- What needs to be done
Retype only the lines from the top of the records to the line with "fig = go.Figure()", including that line but none of the pictures.

- Entries

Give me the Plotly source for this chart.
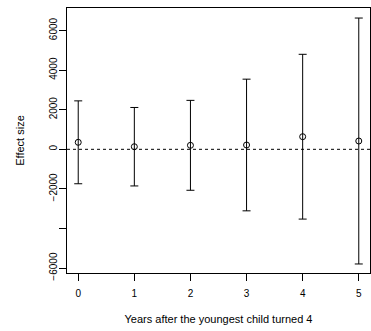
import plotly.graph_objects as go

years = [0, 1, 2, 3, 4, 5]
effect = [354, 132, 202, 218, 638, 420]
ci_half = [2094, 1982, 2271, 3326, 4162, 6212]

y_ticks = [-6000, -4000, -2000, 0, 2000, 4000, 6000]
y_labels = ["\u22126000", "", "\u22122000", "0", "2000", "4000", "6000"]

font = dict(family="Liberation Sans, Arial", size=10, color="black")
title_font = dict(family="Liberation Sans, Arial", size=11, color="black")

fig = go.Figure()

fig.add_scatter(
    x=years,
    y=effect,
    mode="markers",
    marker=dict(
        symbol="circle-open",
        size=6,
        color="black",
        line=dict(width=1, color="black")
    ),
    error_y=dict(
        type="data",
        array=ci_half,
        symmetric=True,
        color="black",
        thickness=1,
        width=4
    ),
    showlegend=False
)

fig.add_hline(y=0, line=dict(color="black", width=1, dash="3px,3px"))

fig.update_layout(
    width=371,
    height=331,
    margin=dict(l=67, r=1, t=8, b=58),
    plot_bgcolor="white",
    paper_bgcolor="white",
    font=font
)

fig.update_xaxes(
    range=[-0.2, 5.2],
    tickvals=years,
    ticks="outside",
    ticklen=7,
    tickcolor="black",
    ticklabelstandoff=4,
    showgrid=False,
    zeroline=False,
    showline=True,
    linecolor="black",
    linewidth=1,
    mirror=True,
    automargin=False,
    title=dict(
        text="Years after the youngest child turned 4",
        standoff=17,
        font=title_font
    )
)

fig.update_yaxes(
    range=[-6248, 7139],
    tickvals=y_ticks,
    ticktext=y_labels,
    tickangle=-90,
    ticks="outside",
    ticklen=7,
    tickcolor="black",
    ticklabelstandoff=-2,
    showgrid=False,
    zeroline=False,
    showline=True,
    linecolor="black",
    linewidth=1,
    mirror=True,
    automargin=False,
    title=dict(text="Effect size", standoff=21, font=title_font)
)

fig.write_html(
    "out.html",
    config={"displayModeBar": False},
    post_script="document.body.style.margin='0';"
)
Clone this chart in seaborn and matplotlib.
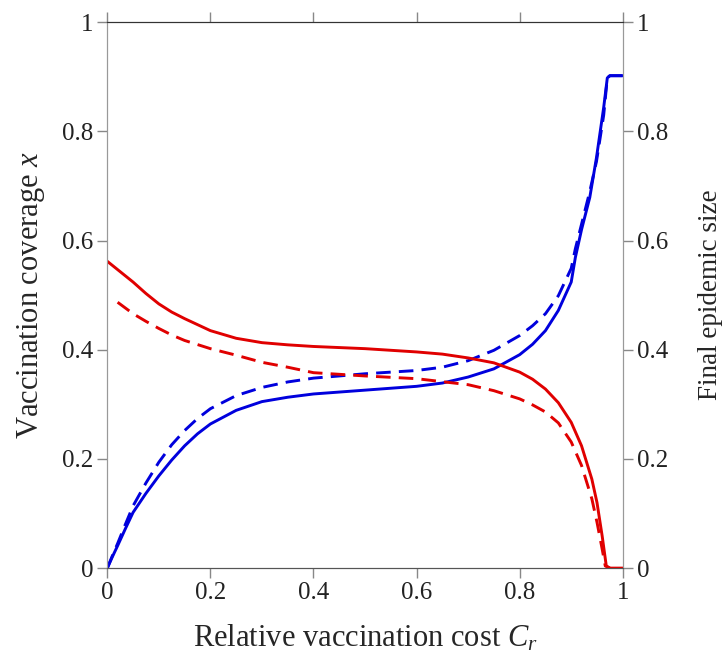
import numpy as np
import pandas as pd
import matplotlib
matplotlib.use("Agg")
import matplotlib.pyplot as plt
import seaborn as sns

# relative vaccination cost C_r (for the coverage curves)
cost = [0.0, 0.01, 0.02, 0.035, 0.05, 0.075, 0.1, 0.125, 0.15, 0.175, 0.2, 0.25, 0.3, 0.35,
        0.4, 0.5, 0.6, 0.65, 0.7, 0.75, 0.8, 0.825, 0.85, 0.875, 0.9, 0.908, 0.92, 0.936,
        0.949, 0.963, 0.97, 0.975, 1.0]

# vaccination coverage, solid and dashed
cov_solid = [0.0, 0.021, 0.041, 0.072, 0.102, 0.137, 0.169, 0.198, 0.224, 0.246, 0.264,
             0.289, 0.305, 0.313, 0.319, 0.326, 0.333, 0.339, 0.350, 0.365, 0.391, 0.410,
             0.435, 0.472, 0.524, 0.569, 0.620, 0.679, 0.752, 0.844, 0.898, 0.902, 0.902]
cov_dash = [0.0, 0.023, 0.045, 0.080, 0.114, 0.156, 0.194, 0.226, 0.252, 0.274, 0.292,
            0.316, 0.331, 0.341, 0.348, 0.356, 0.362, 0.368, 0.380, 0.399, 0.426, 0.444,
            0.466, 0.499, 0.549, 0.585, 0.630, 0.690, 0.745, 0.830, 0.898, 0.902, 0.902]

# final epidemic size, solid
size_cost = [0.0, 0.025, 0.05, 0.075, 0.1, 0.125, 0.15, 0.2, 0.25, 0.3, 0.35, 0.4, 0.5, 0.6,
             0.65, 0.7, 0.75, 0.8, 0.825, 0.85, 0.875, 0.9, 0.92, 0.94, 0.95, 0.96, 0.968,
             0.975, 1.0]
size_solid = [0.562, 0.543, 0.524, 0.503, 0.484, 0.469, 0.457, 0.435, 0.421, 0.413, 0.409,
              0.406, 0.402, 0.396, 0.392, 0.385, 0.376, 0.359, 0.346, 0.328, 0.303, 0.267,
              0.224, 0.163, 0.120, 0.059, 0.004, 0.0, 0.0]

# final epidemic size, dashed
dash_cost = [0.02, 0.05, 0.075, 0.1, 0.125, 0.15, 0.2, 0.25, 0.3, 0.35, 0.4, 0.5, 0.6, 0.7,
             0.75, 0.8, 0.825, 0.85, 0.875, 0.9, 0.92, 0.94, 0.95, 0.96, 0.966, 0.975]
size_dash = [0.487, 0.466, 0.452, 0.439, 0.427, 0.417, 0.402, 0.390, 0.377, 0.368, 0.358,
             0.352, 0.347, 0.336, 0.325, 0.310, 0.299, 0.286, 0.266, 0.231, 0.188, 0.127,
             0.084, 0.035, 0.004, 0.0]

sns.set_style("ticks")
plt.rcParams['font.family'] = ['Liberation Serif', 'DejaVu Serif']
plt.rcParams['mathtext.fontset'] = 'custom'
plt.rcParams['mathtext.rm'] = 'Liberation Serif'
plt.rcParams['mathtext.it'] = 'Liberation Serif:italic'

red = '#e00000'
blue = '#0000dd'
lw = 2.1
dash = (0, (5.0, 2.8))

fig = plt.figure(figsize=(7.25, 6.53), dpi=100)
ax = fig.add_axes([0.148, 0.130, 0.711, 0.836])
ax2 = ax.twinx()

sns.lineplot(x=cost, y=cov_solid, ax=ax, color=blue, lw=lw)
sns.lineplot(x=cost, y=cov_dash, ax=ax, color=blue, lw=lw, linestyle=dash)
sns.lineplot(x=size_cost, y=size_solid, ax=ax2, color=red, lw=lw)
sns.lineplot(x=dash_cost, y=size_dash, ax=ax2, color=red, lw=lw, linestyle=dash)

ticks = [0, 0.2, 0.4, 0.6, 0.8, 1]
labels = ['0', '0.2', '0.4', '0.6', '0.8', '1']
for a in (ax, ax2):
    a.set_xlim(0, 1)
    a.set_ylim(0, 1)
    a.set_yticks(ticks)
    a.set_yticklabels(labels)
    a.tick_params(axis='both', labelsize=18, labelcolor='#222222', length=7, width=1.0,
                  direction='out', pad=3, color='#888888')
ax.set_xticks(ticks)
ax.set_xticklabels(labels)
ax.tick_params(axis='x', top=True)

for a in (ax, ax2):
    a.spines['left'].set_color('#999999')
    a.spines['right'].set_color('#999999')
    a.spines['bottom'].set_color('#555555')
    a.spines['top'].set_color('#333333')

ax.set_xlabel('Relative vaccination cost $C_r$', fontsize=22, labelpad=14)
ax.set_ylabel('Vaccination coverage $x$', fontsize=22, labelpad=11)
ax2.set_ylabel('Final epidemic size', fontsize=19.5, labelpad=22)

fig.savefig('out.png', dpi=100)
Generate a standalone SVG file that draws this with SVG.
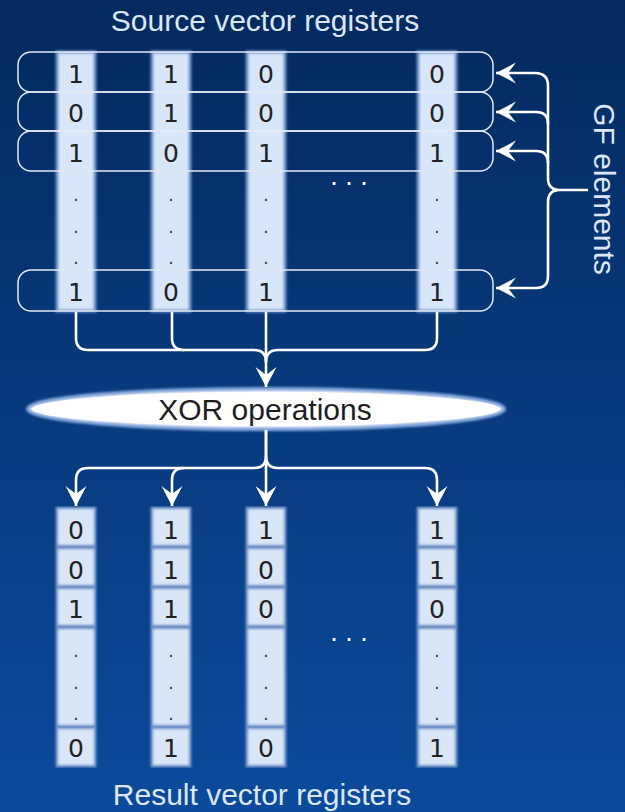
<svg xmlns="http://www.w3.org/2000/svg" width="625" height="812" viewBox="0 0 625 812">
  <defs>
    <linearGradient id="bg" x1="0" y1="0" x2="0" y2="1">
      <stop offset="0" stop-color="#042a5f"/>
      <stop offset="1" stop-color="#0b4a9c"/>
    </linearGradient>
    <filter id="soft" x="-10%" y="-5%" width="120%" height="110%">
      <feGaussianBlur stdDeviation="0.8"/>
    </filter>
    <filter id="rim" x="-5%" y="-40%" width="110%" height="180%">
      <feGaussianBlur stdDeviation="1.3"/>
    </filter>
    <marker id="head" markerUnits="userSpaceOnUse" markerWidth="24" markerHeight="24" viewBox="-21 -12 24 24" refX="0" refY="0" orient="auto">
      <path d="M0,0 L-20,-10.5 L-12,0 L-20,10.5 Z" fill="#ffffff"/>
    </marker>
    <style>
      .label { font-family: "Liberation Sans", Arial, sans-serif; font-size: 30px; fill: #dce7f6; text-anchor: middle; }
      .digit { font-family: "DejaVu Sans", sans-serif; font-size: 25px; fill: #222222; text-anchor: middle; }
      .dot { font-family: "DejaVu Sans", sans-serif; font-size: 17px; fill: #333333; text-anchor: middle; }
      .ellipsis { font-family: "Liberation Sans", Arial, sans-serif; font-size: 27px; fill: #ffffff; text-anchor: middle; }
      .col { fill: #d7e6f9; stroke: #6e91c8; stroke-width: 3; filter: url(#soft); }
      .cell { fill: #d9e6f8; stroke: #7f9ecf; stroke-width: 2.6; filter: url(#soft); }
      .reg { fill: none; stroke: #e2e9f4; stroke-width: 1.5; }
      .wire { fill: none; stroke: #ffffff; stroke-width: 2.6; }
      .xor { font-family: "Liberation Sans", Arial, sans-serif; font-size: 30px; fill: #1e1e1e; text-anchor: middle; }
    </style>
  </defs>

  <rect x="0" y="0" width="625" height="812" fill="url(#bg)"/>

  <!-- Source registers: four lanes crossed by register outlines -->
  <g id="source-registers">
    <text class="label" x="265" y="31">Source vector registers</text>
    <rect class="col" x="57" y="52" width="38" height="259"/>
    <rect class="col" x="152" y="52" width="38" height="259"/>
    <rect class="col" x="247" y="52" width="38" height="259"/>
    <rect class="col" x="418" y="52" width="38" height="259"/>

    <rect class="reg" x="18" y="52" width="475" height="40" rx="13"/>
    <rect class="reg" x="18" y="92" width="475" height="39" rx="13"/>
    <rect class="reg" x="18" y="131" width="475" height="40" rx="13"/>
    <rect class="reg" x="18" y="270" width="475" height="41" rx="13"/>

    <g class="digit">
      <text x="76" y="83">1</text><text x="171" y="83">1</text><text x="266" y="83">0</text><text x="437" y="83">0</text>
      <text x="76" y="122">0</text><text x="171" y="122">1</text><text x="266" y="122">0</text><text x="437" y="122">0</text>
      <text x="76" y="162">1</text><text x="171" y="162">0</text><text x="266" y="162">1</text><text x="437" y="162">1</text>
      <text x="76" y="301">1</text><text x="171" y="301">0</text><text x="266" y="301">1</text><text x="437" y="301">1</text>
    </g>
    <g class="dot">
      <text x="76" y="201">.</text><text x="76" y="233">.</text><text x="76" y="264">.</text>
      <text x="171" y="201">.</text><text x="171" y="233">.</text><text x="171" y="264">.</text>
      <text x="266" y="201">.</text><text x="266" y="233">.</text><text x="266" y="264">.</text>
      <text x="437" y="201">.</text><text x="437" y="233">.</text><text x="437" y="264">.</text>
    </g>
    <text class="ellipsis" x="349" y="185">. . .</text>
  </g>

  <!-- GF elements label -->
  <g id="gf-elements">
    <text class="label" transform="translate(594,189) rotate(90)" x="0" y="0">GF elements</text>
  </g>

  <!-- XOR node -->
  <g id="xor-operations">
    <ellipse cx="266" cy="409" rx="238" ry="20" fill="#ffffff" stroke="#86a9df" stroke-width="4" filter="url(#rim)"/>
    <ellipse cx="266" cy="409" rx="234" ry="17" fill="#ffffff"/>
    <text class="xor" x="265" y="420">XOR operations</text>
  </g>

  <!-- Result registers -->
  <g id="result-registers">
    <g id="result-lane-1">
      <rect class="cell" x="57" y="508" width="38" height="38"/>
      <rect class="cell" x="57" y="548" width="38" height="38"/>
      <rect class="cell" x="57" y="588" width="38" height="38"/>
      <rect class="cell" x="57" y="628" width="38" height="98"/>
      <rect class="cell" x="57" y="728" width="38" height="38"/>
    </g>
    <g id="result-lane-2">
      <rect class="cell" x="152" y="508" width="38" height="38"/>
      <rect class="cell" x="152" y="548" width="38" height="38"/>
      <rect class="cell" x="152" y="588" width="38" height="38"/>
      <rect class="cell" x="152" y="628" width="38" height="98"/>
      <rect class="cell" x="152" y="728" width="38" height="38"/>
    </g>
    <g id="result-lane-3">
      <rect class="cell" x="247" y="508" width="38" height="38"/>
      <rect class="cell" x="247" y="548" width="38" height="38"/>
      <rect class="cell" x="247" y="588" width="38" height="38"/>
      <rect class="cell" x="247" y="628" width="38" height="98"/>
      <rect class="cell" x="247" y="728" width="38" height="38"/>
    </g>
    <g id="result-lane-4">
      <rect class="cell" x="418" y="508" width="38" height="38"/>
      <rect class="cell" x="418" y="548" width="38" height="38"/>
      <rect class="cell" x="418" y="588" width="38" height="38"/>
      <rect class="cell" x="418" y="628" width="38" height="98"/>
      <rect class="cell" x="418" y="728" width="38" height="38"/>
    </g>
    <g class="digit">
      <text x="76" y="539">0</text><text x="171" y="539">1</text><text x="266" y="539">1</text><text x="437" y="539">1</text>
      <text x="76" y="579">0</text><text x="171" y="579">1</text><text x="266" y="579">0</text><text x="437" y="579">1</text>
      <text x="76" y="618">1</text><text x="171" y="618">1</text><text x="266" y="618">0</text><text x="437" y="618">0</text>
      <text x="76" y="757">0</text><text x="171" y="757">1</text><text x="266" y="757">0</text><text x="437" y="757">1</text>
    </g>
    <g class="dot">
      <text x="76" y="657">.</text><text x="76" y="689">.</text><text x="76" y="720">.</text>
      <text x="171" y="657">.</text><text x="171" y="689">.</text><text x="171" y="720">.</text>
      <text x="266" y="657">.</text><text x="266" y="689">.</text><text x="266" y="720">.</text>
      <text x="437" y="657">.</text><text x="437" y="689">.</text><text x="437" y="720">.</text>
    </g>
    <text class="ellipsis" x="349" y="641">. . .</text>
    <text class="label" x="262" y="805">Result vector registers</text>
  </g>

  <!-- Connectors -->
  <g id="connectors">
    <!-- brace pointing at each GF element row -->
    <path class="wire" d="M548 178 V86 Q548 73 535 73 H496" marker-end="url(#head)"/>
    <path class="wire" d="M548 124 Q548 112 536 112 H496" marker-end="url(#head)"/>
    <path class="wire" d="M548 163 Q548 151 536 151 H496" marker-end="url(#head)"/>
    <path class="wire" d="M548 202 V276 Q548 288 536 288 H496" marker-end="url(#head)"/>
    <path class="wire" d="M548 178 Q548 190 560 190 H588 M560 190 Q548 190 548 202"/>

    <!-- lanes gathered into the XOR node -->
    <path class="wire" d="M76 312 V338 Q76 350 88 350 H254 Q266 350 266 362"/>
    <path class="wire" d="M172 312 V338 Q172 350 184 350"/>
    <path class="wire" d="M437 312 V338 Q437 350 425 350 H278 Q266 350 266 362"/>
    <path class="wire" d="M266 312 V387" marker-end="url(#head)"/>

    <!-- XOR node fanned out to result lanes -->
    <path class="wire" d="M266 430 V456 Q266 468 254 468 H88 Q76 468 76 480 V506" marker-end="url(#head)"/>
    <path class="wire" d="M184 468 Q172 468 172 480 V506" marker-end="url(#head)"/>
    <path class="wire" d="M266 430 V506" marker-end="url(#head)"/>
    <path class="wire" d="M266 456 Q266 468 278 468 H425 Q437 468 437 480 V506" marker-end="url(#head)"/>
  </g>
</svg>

- Full solution
Give me the Plotly source for this chart.
import plotly.graph_objects as go

years = [0, 1, 2, 3, 4, 5]
effect = [354, 132, 202, 218, 638, 420]
ci_half = [2094, 1982, 2271, 3326, 4162, 6212]

y_ticks = [-6000, -4000, -2000, 0, 2000, 4000, 6000]
y_labels = ["\u22126000", "", "\u22122000", "0", "2000", "4000", "6000"]

font = dict(family="Liberation Sans, Arial", size=10, color="black")
title_font = dict(family="Liberation Sans, Arial", size=11, color="black")

fig = go.Figure()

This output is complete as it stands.